The findings of Harbin Institute of Technology scientists have direct relevance to the manufacture of optical functional surfaces where the performance of a component depends on nanoscale geometry rather than on bulk material alone. Blazed nano-gratings are used to direct diffracted light efficiently, and the ability to control their spacing, orientation, blaze angle, height, and width gives engineers a more reliable route for designing surfaces whose optical response is prescribed before machining. This is especially useful for diffractive optical elements, spectrometer components, optical variable devices, and structural-color surfaces, where small deviations in grating profile can alter brightness, hue, angular response, or diffraction efficiency. The paper specifically connects blazed nano-gratings with diffractive waveguide augmented-reality displays and high-performance spectrometers, where precise 3D topography is critical to optical behavior. A major engineering application is in deterministic surface texturing for metals. Many optical micro/nano-structures are fabricated on limited material classes, but this process was demonstrated on aluminum alloy, brass, 304 stainless steel, and nickel-plated stainless steel. That matters because real devices often require different substrates for stiffness, corrosion resistance, reflectivity, durability, or integration with mechanical assemblies. The ability to texture both non-ferrous and ferrous metals with controlled grating geometry broadens the manufacturing window for optical components that must also meet structural or environmental requirements.

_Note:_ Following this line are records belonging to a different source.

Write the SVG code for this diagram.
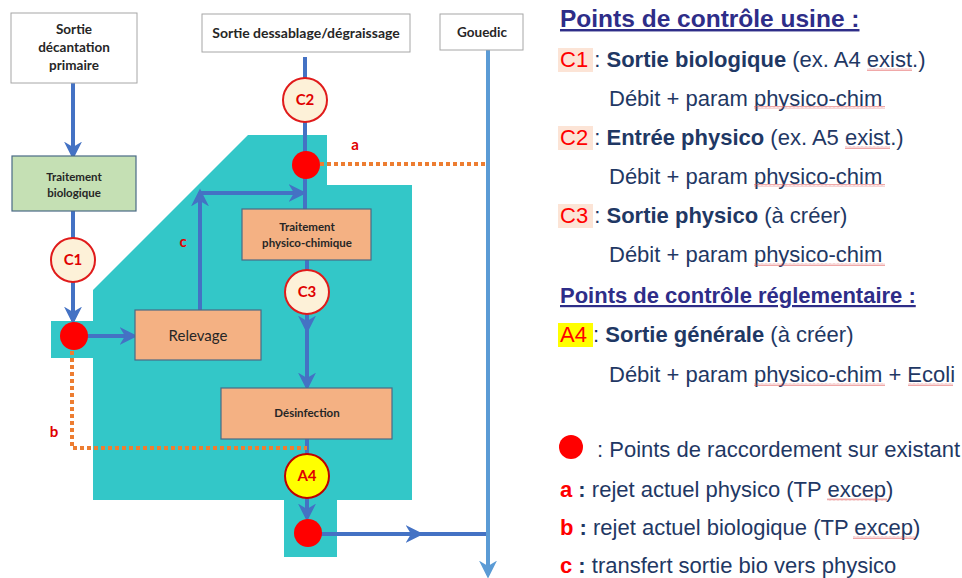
<svg xmlns="http://www.w3.org/2000/svg" width="962" height="578" viewBox="0 0 962 578">
<style>
.bx{fill:#fff;stroke:#a6a6a6;stroke-width:1}
.bio{fill:#c5e0b4;stroke:#4a6a85;stroke-width:1.2}
.org{fill:#f4b183;stroke:#4a6a85;stroke-width:1.2}
.t{font-family:Lato,"Open Sans",sans-serif;fill:#262626;text-anchor:middle}
.tb{font-weight:bold}
.pt{fill:#fdf1d8;stroke:#e01b1b;stroke-width:2}
.pa{fill:#ffff00;stroke:#c00000;stroke-width:2}
.pl{font-family:Lato,"Open Sans",sans-serif;font-weight:bold;font-size:15px;fill:#e00000;text-anchor:middle}
.dot{fill:#ff0000}
.ln{stroke:#4472c4;stroke-width:4;fill:none}
.ln2{stroke:#5b9bd5;stroke-width:4;fill:none}
.or{stroke:#ed7d31;stroke-width:4;fill:none;stroke-dasharray:4 3}
.lab{font-family:Lato,"Open Sans",sans-serif;font-weight:bold;font-size:15px;fill:#e00000;text-anchor:middle}
.r{font-family:"Liberation Sans",Arial,sans-serif;font-size:22px;fill:#1f3864}
.rb{font-weight:bold}
.red{fill:#ff0000}
.hd{font-family:"Liberation Sans",Arial,sans-serif;font-weight:bold;fill:#2e2d88;text-decoration:underline}
.sq{fill:url(#wave)}
</style>
<defs>
<marker id="ah" viewBox="0 0 10 10" refX="8" refY="5" markerWidth="4.5" markerHeight="4.5" orient="auto" markerUnits="strokeWidth">
<path d="M0,0 L10,5 L0,10 L3,5 Z" fill="#4472c4"/>
</marker>
<marker id="ah2" viewBox="0 0 10 10" refX="8" refY="5" markerWidth="4.5" markerHeight="4.5" orient="auto" markerUnits="strokeWidth">
<path d="M0,0 L10,5 L0,10 L3,5 Z" fill="#5b9bd5"/>
</marker>
<pattern id="wave" width="4" height="3" patternUnits="userSpaceOnUse">
<path d="M0,2.5 L1,0.5 L2,2.5 L3,0.5 L4,2.5" stroke="#e05050" stroke-width="0.5" fill="none"/>
</pattern>
</defs>

<path id="zone" d="M248,135 L327,135 L327,185 L412,185 L412,500 L337,500 L337,557 L284,557 L284,500 L93,500 L93,358 L51,358 L51,321 L93,321 L93,290 Z" fill="#33c7c8"/>

<g id="connectors">
<line class="ln" x1="73" y1="83" x2="73" y2="156" marker-end="url(#ah)"/>
<line class="ln" x1="73" y1="211" x2="73" y2="238"/>
<line class="ln" x1="73" y1="282" x2="73" y2="321" marker-end="url(#ah)"/>
<line class="ln" x1="86" y1="336" x2="134" y2="336" marker-end="url(#ah)"/>
<line class="ln" x1="200" y1="310" x2="200" y2="192" marker-end="url(#ah)"/>
<line class="ln" x1="200" y1="193" x2="303" y2="193" marker-end="url(#ah)"/>
<line class="ln" x1="305" y1="57" x2="305" y2="209"/>
<line class="ln" x1="307" y1="260" x2="307" y2="270"/>
<line class="ln" x1="307" y1="314" x2="307" y2="330" marker-end="url(#ah)"/>
<line class="ln" x1="307" y1="328" x2="307" y2="387" marker-end="url(#ah)"/>
<line class="ln" x1="307" y1="439" x2="307" y2="454"/>
<line class="ln" x1="307" y1="498" x2="307" y2="518" marker-end="url(#ah)"/>
<line class="ln" x1="320" y1="534" x2="420" y2="534" marker-end="url(#ah)"/>
<line class="ln" x1="415" y1="534" x2="488" y2="534"/>
<line class="ln2" x1="488" y1="50" x2="488" y2="575" marker-end="url(#ah2)"/>
<path class="or" d="M320,164 L486,164"/>
<path class="or" d="M72,351 L72,448 L307,448"/>
</g>

<g id="n-decantation">
<rect class="bx" x="11" y="13" width="126" height="70"/>
<text class="t tb" font-size="13.5" x="74" y="34">Sortie</text>
<text class="t tb" font-size="13.5" x="74" y="52">décantation</text>
<text class="t tb" font-size="13.5" x="74" y="70">primaire</text>
</g>
<g id="n-dessablage">
<rect class="bx" x="202" y="14" width="208" height="38"/>
<text class="t tb" font-size="14" x="306" y="38">Sortie dessablage/dégraissage</text>
</g>
<g id="n-gouedic">
<rect class="bx" x="440" y="14" width="83" height="36"/>
<text class="t tb" font-size="13.5" x="482" y="37">Gouedic</text>
</g>
<g id="n-bio">
<rect class="bio" x="12" y="156" width="124" height="55"/>
<text class="t tb" font-size="11.5" x="74" y="181">Traitement</text>
<text class="t tb" font-size="11.5" x="74" y="197">biologique</text>
</g>
<g id="n-physico">
<rect class="org" x="242" y="209" width="129" height="51"/>
<text class="t tb" font-size="11.5" x="307" y="231">Traitement</text>
<text class="t tb" font-size="11.5" x="307" y="247">physico-chimique</text>
</g>
<g id="n-relevage">
<rect class="org" x="135" y="310" width="126" height="50"/>
<text class="t" font-size="15" x="198" y="341">Relevage</text>
</g>
<g id="n-desinfection">
<rect class="org" x="221" y="388" width="171" height="51"/>
<text class="t tb" font-size="11.5" x="307" y="417">Désinfection</text>
</g>

<g id="n-c1"><circle class="pt" cx="73" cy="260" r="22"/><text class="pl" x="73" y="265">C1</text></g>
<g id="n-c2"><circle class="pt" cx="305" cy="100" r="22"/><text class="pl" x="305" y="105">C2</text></g>
<g id="n-c3"><circle class="pt" cx="307" cy="292" r="22"/><text class="pl" x="307" y="297">C3</text></g>
<g id="n-a4"><circle class="pa" cx="307" cy="476" r="22"/><text class="pl" x="307" y="481">A4</text></g>
<g id="n-dot1"><circle class="dot" cx="74" cy="336" r="14"/></g>
<g id="n-dot2"><circle class="dot" cx="306" cy="165" r="14"/></g>
<g id="n-dot3"><circle class="dot" cx="308" cy="533" r="14"/></g>

<text class="lab" x="355" y="150">a</text>
<text class="lab" x="54" y="437">b</text>
<text class="lab" x="183" y="247">c</text>

<g id="legend">
<text class="hd" font-size="24.5" x="560" y="27">Points de contrôle usine :</text>
<rect x="558" y="48" width="35" height="24" fill="#fce4d6"/>
<text class="r" x="560" y="67"><tspan class="red">C1 </tspan>: <tspan class="rb">Sortie biologique</tspan> (ex. A4 exist.)</text>
<text class="r" x="609" y="106">Débit + param physico-chim</text>
<rect x="558" y="126" width="35" height="24" fill="#fce4d6"/>
<text class="r" x="560" y="145"><tspan class="red">C2 </tspan>: <tspan class="rb">Entrée physico</tspan> (ex. A5 exist.)</text>
<text class="r" x="609" y="184">Débit + param physico-chim</text>
<rect x="558" y="204" width="35" height="24" fill="#fce4d6"/>
<text class="r" x="560" y="223"><tspan class="red">C3 </tspan>: <tspan class="rb">Sortie physico</tspan> (à créer)</text>
<text class="r" x="609" y="262">Débit + param physico-chim</text>
<text class="hd" font-size="22" x="560" y="303">Points de contrôle réglementaire :</text>
<rect x="558" y="323" width="35" height="24" fill="#ffff00"/>
<text class="r" x="560" y="342"><tspan class="red">A4 </tspan>: <tspan class="rb">Sortie générale</tspan> (à créer)</text>
<text class="r" x="609" y="382">Débit + param physico-chim + Ecoli</text>
<circle cx="571" cy="447" r="12" fill="#ff0000"/>
<text class="r" x="597" y="457">: Points de raccordement sur existant</text>
<text class="r" x="560" y="497"><tspan class="red rb">a</tspan><tspan class="rb"> :</tspan> rejet actuel physico (TP excep)</text>
<text class="r" x="560" y="535"><tspan class="red rb">b</tspan><tspan class="rb"> :</tspan> rejet actuel biologique (TP excep)</text>
<text class="r" x="560" y="573"><tspan class="red rb">c</tspan><tspan class="rb"> :</tspan> transfert sortie bio vers physico</text>
<rect class="sq" x="867" y="68" width="45" height="3"/>
<rect class="sq" x="754" y="106" width="131" height="3"/>
<rect class="sq" x="845" y="146" width="45" height="3"/>
<rect class="sq" x="754" y="184" width="131" height="3"/>
<rect class="sq" x="754" y="263" width="131" height="3"/>
<rect class="sq" x="754" y="383" width="131" height="3"/>
<rect class="sq" x="908" y="383" width="45" height="3"/>
<rect class="sq" x="827" y="498" width="60" height="3"/>
<rect class="sq" x="853" y="536" width="62" height="3"/>
</g>
</svg>
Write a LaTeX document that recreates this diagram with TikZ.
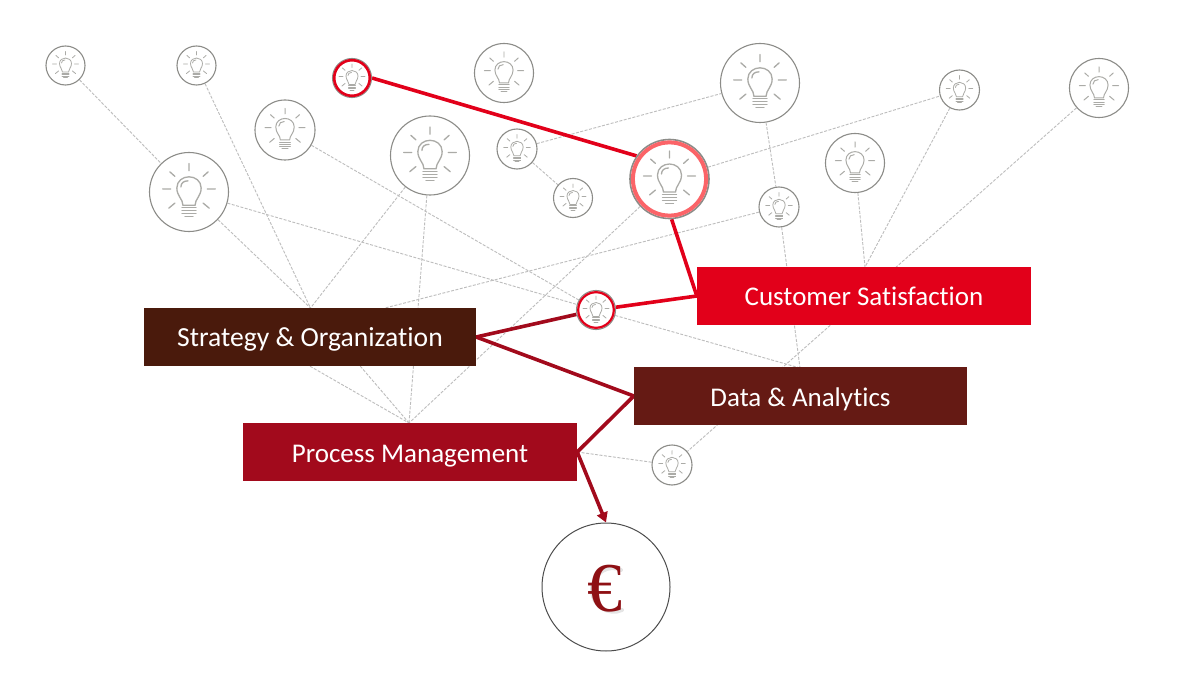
\documentclass[tikz,border=0pt]{standalone}
\usepackage{fontspec}
\setmainfont[Ligatures=NoCommon]{Carlito}
\newfontfamily\eurofont{Liberation Serif}
\usetikzlibrary{arrows.meta,backgrounds}
\definecolor{bulbgrey}{HTML}{ABABA7}
\definecolor{ringgrey}{HTML}{8C8C88}
\definecolor{dashgrey}{HTML}{BDBDBD}
\definecolor{fjred}{HTML}{E2001A}
\definecolor{fjsalmon}{HTML}{FB6468}
\definecolor{fjcrim}{HTML}{A20A1C}
\definecolor{fjmaroon}{HTML}{651A14}
\definecolor{fjbrown}{HTML}{4A1A0C}
\definecolor{eurored}{HTML}{8E1014}
\tikzset{
 x=1pt,y=-1pt,
 ringnode/.style={circle,draw=ringgrey,line width=1.1pt,fill=white,inner sep=0pt,minimum size=#1*2pt},
 dashline/.style={draw=dashgrey,line width=0.9pt,dash pattern=on 3pt off 1.5pt},
 redline/.style={draw=fjred,line width=3.6pt},
 crimline/.style={draw=fjcrim,line width=3.6pt},
 labelbox/.style={rectangle,inner sep=0pt,minimum width=333pt,minimum height=58pt,text=white,text height=20pt,text depth=0pt,font=\fontsize{27}{30}\selectfont},
 bulbline/.style={draw=bulbgrey,line cap=round,line width=#1},
}
\newcommand{\bulbat}[2]{%
 \pgfmathsetmacro{\bsc}{#2/39}%
 \pgfmathsetmacro{\blw}{max(0.8,1.3*#2/39)}%
 \begin{scope}[shift={(#1.center)},scale=\bsc,bulbline=\blw pt]
   \draw (-6,13) .. controls (-6,7) and (-12,4) .. (-12,-4) .. controls (-12,-11) and (-6,-15) .. (0,-15) .. controls (6,-15) and (12,-11) .. (12,-4) .. controls (12,4) and (6,7) .. (6,13) -- cycle;
   \draw (-8,-5) .. controls (-8,-9) and (-5,-11) .. (-1,-11);
   \draw[line width=0.8*\blw pt] (-7,15.5) -- (7,15.5) (-7,18.5) -- (7,18.5) (-7,21.5) -- (7,21.5) (-4,24.5) -- (4,24.5);
   \draw (0,-28) -- (0,-21) (-19,-20) -- (-14,-15.5) (19,-20) -- (14,-15.5) (-26,-3) -- (-18,-3) (26,-3) -- (18,-3) (-20,16) -- (-14,11) (20,16) -- (14,11);
 \end{scope}}
\begin{document}
\begin{tikzpicture}
\useasboundingbox (0,0) rectangle (1200,690);
% rings
\node[ringnode=19.5] (b1) at (65.5,65.5) {};
\node[ringnode=19.5] (b2) at (196.5,65.5) {};
\node[ringnode=29.5] (b4) at (504,73) {};
\node[ringnode=39.5] (b5) at (760,83) {};
\node[ringnode=20] (b6) at (959.5,90) {};
\node[ringnode=29.5] (b7) at (1099,88) {};
\node[ringnode=30] (b8) at (285,130) {};
\node[ringnode=39.5] (b9) at (430,155.5) {};
\node[ringnode=20] (b10) at (517,149) {};
\node[ringnode=19.5] (b11) at (573,198) {};
\node[ringnode=39.5] (b12) at (189,192) {};
\node[ringnode=20] (b14) at (779,207) {};
\node[ringnode=29.5] (b15) at (855,163) {};
\node[ringnode=20] (b17) at (672,465) {};
\node[ringnode=19.5] (b3) at (352,78) {};
\node[ringnode=39.5,line width=1.6pt] (b13) at (669.5,179) {};
\node[ringnode=19.5] (b16) at (596,310) {};
\draw[fjred,line width=2.6pt] (b3.center) circle (17.8);
\draw[fjsalmon,line width=4pt] (b13.center) circle (36.6);
\draw[fjred,line width=2.2pt] (b16.center) circle (17.8);
\foreach \n/\r in {b1/19.5,b2/19.5,b3/19.5,b4/29.5,b5/39.5,b6/20,b7/29.5,b8/30,b9/39.5,b10/20,b11/19.5,b12/39.5,b13/39,b14/20,b15/29.5,b16/19.5,b17/20}{\bulbat{\n}{\r}}
% boxes
\node[labelbox,fill=fjred,minimum width=334pt,text height=18pt] (cs) at (864,296) {Customer Satisfaction};
\node[labelbox,fill=fjbrown,minimum width=332pt,text height=19pt,font=\fontsize{27.6}{30}\selectfont] (so) at (310,337) {Strategy \& Organization};
\node[labelbox,fill=fjmaroon] (da) at (800.5,396) {Data \& Analytics};
\node[labelbox,fill=fjcrim,minimum width=334pt] (pm) at (410,452) {Process Management};
% euro
\node[circle,draw=black!70,line width=1pt,fill=white,inner sep=0pt,minimum size=128pt] (euro) at (606,587) {};
\draw[black,opacity=.10,line width=4pt,line cap=round] (621,570) .. controls (609,564) and (593,572) .. (592,590) .. controls (592,606) and (609,616) .. (622,610);
\node[inner sep=0pt,text=eurored,font=\eurofont\fontsize{70}{70}\selectfont] (eurosign) at (604.5,589) {€};
% free ends
\coordinate (sTop) at (310.5,308);
\coordinate (sTopB) at (385,308);
\coordinate (pTop) at (409,423);
\coordinate (csTop) at (865,267);
\coordinate (daTop) at (800,368);
\begin{scope}[on background layer]
 \fill[white] (0,0) rectangle (1200,690);
 \draw[dashline] (b1) -- (b12);
 \draw[dashline] (b2) -- (sTop);
 \draw[dashline] (b12) -- (sTop);
 \draw[dashline] (b9) -- (sTop);
 \draw[dashline] (b9) -- (pTop);
 \draw[dashline] (sTop) -- (pTop);
 \draw[dashline] (so.south) -- (pTop);
 \draw[dashline] (b13) -- (pTop);
 \draw[dashline] (b8) -- (b16);
 \draw[dashline] (b12) -- (b16);
 \draw[dashline] (b16) -- (daTop);
 \draw[dashline] (b14) -- (sTopB);
 \draw[dashline] (b10) -- (b5);
 \draw[dashline] (b10) -- (b11);
 \draw[dashline] (b5) -- (b14);
 \draw[dashline] (b14) -- (daTop);
 \draw[dashline] (b13) -- (b6);
 \draw[dashline] (b15) -- (csTop);
 \draw[dashline] (b6) -- (csTop);
 \draw[dashline] (b7) -- (b17);
 \draw[dashline] (pm.east) -- (b17);
 \draw[redline] (b3.east) -- (b13.145);
 \draw[redline] (b13.-87) -- (cs.west);
 \draw[redline] (cs.west) -- (b16);
 \draw[crimline] (b16) -- (so.east);
 \draw[crimline] (so.east) -- (da.west);
 \draw[crimline] (da.west) -- (pm.east);
 \draw[crimline,-{Triangle[length=10pt,width=11pt]}] (pm.east) -- (euro.north);
\end{scope}
\end{tikzpicture}
\end{document}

The new method also supports design of polarization- and angle-dependent optical surfaces. Because grating orientation can be controlled through the tool azimuth angle, the same machining principle could be used to fabricate surfaces with spatially varied orientations. Such surfaces are relevant to optical variable devices, anti-counterfeiting elements, polarization-sensitive imaging components, and information-encoded textures. The paper’s structural-color experiments show that the machined gratings can generate orientation- and incident-angle-dependent color responses, supporting their use in engineered visual and optical signatures. From a manufacturing perspective, the most important application may be process planning. The bidirectional mapping between process parameters and grating topography allows engineers to move from a target geometry to machining conditions more systematically. This reduces trial-and-error fabrication and makes nano-grating production more compatible with precision manufacturing workflows. The intermittent cutting behavior and reduced tool wear are also practically important, especially when extending diamond cutting to harder metallic substrates where force, heat, and tool degradation often limit scalability.